Musician and composer Masahiko Satoh’s esoteric score only adds to the weirdness; a dizzying blend of atonal avant-garde jazz, lush ballads, psychedelic rock and dirty, wah-wah-driven funk. “The imagery of the film is very abstract, so I had to think abstractly,” Satoh says. “I had two routes when thinking about how to compose music for the film: try to find a sound that expresses the truth of the characters’ internal struggles or express it through a pop aesthetic. I ended up going between those two.”
Inspired by French historian-author Jules Michelet’s 1862 feminist witchcraft novel La Sorciere, Belladonna of Sadness remains that rare anime whose sense of transgression and shock value hasn’t diminished four decades after its release. At the time, film studios like Toei – whose best known protégé Hiyao Miyazaki would become one of the medium’s most celebrated directors – were well-known for its popular, yet largely anodyne offerings. Yamamoto’s film bucked that trend — and ended up paying the price for it.
“It was simply too hardcore for most animation audiences in the early 1970s,” Dennis Bartok, Executive Vice President, Acquisitions & Distribution for Cinelicious, writes in a new essay accompanying the film’s release. “It was, tellingly, too strange even for grindhouse distributors to take a crack at. [It’s] the first truly erotic animated feature film.”
“There was colorful stuff, but nothing that really pushed the envelope,” says Mike Toole, editor-at-large for Anime News Network. “[Mushi Productions head and anime godfather] Osamu Tezuka wanted to push the limits of the medium and make something targeted for adults. The public was not ready for Belladonna when it came out. It had a reputation as, ‘This is one of the worst animes ever made.’ But in retrospect, not so much. There’s a new appreciation for it.”
Mushi had long earned acclaim for creating the lovable, ubiquitous Astro Boy series in the 1960s. But Belladonna, the third film in the studio’s trilogy that also included 1001 Nights (1969) and Cleopatra (1970 — its American title was Cleopatra: Queen of Sex), was virtually ignored upon its Japanese release, sparsely distributed in Europe and never made it stateside. The studio, already teetering on the edge of solvency, went bankrupt, in part, because of its release.
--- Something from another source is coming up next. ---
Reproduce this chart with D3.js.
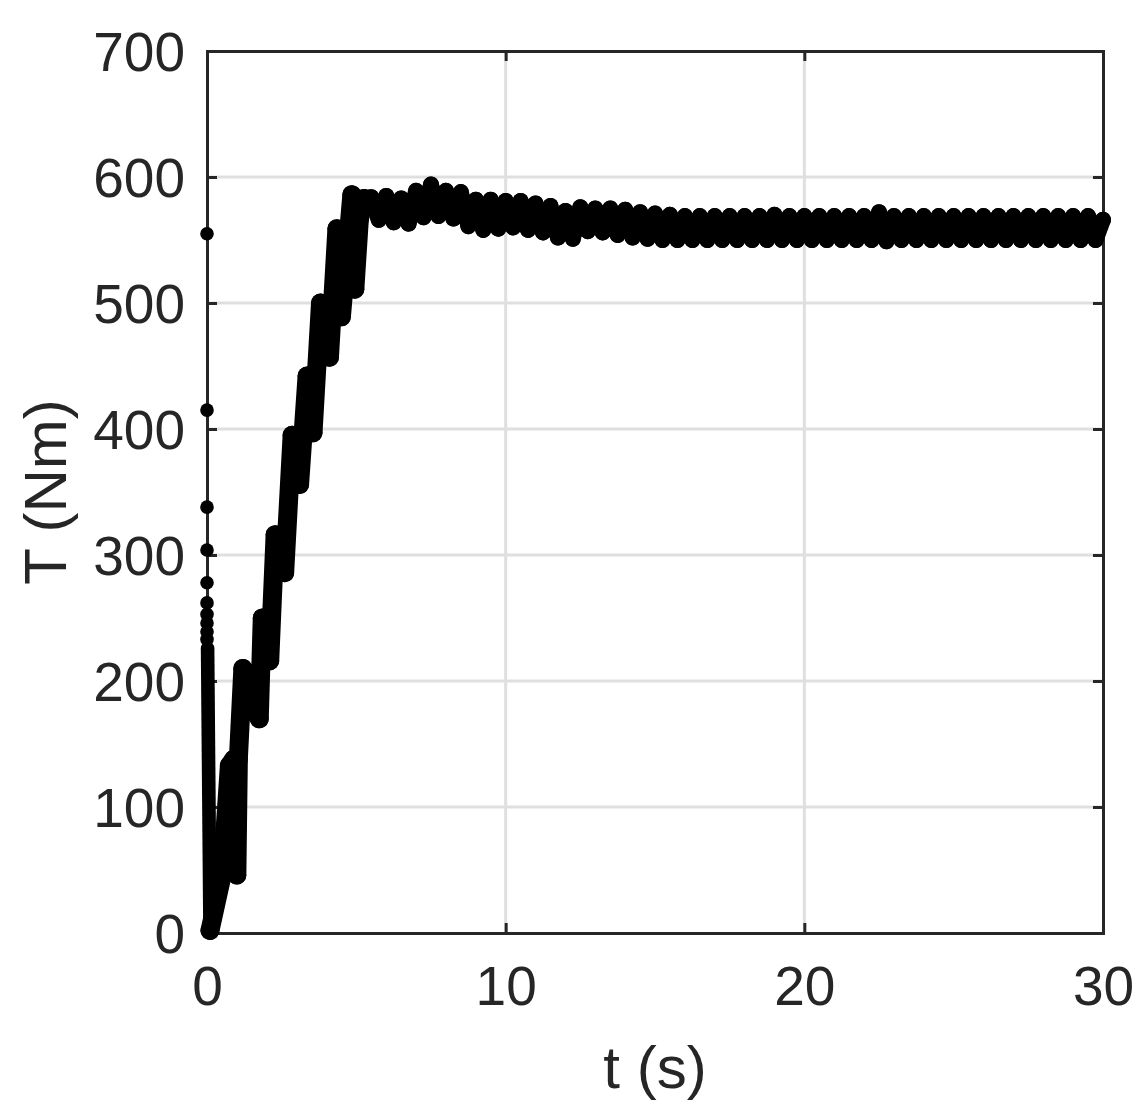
<!DOCTYPE html>
<html>
<head>
<meta charset="utf-8">
<script src="https://cdn.jsdelivr.net/npm/d3@7"></script>
<style>
  html, body { margin: 0; padding: 0; background: #ffffff; }
  svg { display: block; }
  text { font-family: "Liberation Sans", Arial, Helvetica, sans-serif; fill: #262626; }
</style>
</head>
<body>
<script>
// ---- data ----
const xTicks = [0, 10, 20, 30];
const yTicks = [0, 100, 200, 300, 400, 500, 600, 700];
const xLabel = "t (s)";
const yLabel = "T (Nm)";

// initial samples at start-up (isolated dots at t≈0)
const tStart = [0, 0, 0, 0, 0, 0, 0, 0, 0, 0];
const TStart = [555, 415, 338, 304, 278, 262, 253, 246, 239, 233];

// main trace: start-up transient and ramp
const tRamp = [0.02, 0.1, 0.5, 0.75, 0.9, 1.0, 1.05, 1.2, 1.75, 1.85, 2.1, 2.28, 2.6, 2.85, 3.1, 3.35, 3.55, 3.8, 4.1, 4.35, 4.5, 4.85, 4.95, 5.1, 5.25];
const TRamp = [226, 2, 45, 133, 138, 46, 138, 210, 170, 250, 216, 316, 286, 395, 356, 442, 397, 500, 457, 559, 489, 586, 511, 566, 583];

// steady oscillation: alternating high / low samples
const tSteady = [
  5.5, 5.75, 6.0, 6.25, 6.5, 6.75, 7.0, 7.25, 7.5, 7.75,
  8.0, 8.25, 8.5, 8.75, 9.0, 9.25, 9.5, 9.75, 10.0, 10.25,
  10.5, 10.75, 11.0, 11.25, 11.5, 11.75, 12.0, 12.25, 12.5, 12.75,
  13.0, 13.25, 13.5, 13.75, 14.0, 14.25, 14.5, 14.75, 15.0, 15.25,
  15.5, 15.75, 16.0, 16.25, 16.5, 16.75, 17.0, 17.25, 17.5, 17.75,
  18.0, 18.25, 18.5, 18.75, 19.0, 19.25, 19.5, 19.75, 20.0, 20.25,
  20.5, 20.75, 21.0, 21.25, 21.5, 21.75, 22.0, 22.25, 22.5, 22.75,
  23.0, 23.25, 23.5, 23.75, 24.0, 24.25, 24.5, 24.75, 25.0, 25.25,
  25.5, 25.75, 26.0, 26.25, 26.5, 26.75, 27.0, 27.25, 27.5, 27.75,
  28.0, 28.25, 28.5, 28.75, 29.0, 29.25, 29.5, 29.75, 30.0
];
const TSteady = [
  584, 566, 585, 564, 583, 563, 589, 568, 594, 569,
  589, 567, 588, 561, 582, 558, 582, 559, 581, 560,
  581, 558, 579, 556, 577, 552, 573, 551, 576, 557,
  575, 556, 575, 554, 574, 552, 572, 551, 571, 550,
  570, 550, 569, 550, 569, 550, 569, 550, 569, 550,
  569, 550, 569, 550, 570, 550, 569, 550, 569, 550,
  569, 550, 569, 550, 569, 550, 569, 550, 572, 549,
  569, 550, 569, 550, 569, 550, 569, 550, 569, 550,
  569, 550, 569, 550, 569, 550, 569, 550, 569, 550,
  569, 550, 569, 550, 569, 550, 569, 550, 566
];

// ---- layout ----
const W = 1141, H = 1114;
const margin = { left: 207, right: W - 1103, top: 51, bottom: H - 933 };
const iw = W - margin.left - margin.right;
const ih = H - margin.top - margin.bottom;

const svg = d3.select("body").append("svg").attr("width", W).attr("height", H);
const g = svg.append("g").attr("transform", `translate(${margin.left},${margin.top})`);

const x = d3.scaleLinear().domain([0, 30]).range([0, iw]);
const y = d3.scaleLinear().domain([0, 700]).range([ih, 0]);

const axisColor = "#262626";
const gridColor = "#dfdfdf";

// grid
g.append("g").selectAll("line.gx").data(xTicks.slice(1, -1)).join("line")
  .attr("x1", d => x(d)).attr("x2", d => x(d)).attr("y1", 0).attr("y2", ih)
  .attr("stroke", gridColor).attr("stroke-width", 3);
g.append("g").selectAll("line.gy").data(yTicks.slice(1, -1)).join("line")
  .attr("y1", d => y(d)).attr("y2", d => y(d)).attr("x1", 0).attr("x2", iw)
  .attr("stroke", gridColor).attr("stroke-width", 3);

// axes (ticks inward on all four sides)
const tickLen = 10;
const fontTick = 55;
const axB = g.append("g").attr("transform", `translate(0,${ih})`)
  .call(d3.axisBottom(x).tickValues(xTicks).tickSize(-tickLen).tickPadding(33).tickFormat(d3.format("d")));
const axT = g.append("g")
  .call(d3.axisTop(x).tickValues(xTicks).tickSize(-tickLen).tickFormat(""));
const axL = g.append("g")
  .call(d3.axisLeft(y).tickValues(yTicks).tickSize(-tickLen).tickPadding(22).tickFormat(d3.format("d")));
const axR = g.append("g").attr("transform", `translate(${iw},0)`)
  .call(d3.axisRight(y).tickValues(yTicks).tickSize(-tickLen).tickFormat(""));

[axB, axT, axL, axR].forEach(a => {
  a.select(".domain").attr("stroke", axisColor).attr("stroke-width", 3);
  a.selectAll(".tick line").attr("stroke", axisColor).attr("stroke-width", 3);
  a.selectAll(".tick text").attr("font-size", fontTick)
    .attr("font-family", '"Liberation Sans", Arial, sans-serif').attr("fill", axisColor);
});
axL.selectAll(".tick text").attr("dy", "0.36em");

// labels
svg.append("text")
  .attr("x", margin.left + iw / 2).attr("y", 1088)
  .attr("text-anchor", "middle").attr("font-size", 60).text(xLabel);
svg.append("text")
  .attr("transform", `translate(66,${margin.top + ih / 2}) rotate(-90)`)
  .attr("text-anchor", "middle").attr("font-size", 60).text(yLabel);

// data
const r = 8;
const rRamp = 9.5;
const rStart = 6.8;
const rampPts = tRamp.map((t, i) => [t, TRamp[i]]);
const steadyPts = tSteady.map((t, i) => [t, TSteady[i]]);
const line = d3.line().x(d => x(d[0])).y(d => y(d[1]));

const dg = g.append("g");
// steady part
dg.append("path").datum([rampPts[rampPts.length - 1]].concat(steadyPts)).attr("d", line)
  .attr("fill", "none").attr("stroke", "#000").attr("stroke-width", 2 * r)
  .attr("stroke-linejoin", "round").attr("stroke-linecap", "round");
dg.selectAll("circle.m").data(steadyPts).join("circle")
  .attr("cx", d => x(d[0])).attr("cy", d => y(d[1])).attr("r", r).attr("fill", "#000");
// ramp part (start-up, a bit bulkier as in the reference)
dg.append("path").datum(rampPts.slice(0, 2)).attr("d", line)
  .attr("fill", "none").attr("stroke", "#000").attr("stroke-width", 2 * rStart)
  .attr("stroke-linejoin", "round").attr("stroke-linecap", "round");
dg.append("path").datum(rampPts.slice(1)).attr("d", line)
  .attr("fill", "none").attr("stroke", "#000").attr("stroke-width", 2 * rRamp)
  .attr("stroke-linejoin", "round").attr("stroke-linecap", "round");
dg.selectAll("circle.rp").data(rampPts.slice(1)).join("circle")
  .attr("cx", d => x(d[0])).attr("cy", d => y(d[1])).attr("r", rRamp).attr("fill", "#000");
dg.selectAll("circle.s").data(tStart.map((t, i) => [t, TStart[i]])).join("circle")
  .attr("cx", d => x(d[0])).attr("cy", d => y(d[1])).attr("r", rStart).attr("fill", "#000");
</script>
</body>
</html>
In subsequent years, however, it would become ground zero for a generation of beloved filmmakers (Osamu Dezaki, Gisaburo Sugii) and studios (Sunrise, Madhouse).
For the film’s creators, the second life of one of anime’s most shocking movies is as surprising to them as anyone else. “I hadn’t really thought about it at all in the past 40 years,” Satoh laughs. “I’m just glad it’s gotten another chance in the limelight.”
Asked how he would describe the film to someone who’s never seen it, Belladonna artist Kuni Fukai’s answer is swift: “To not watch it with your family.”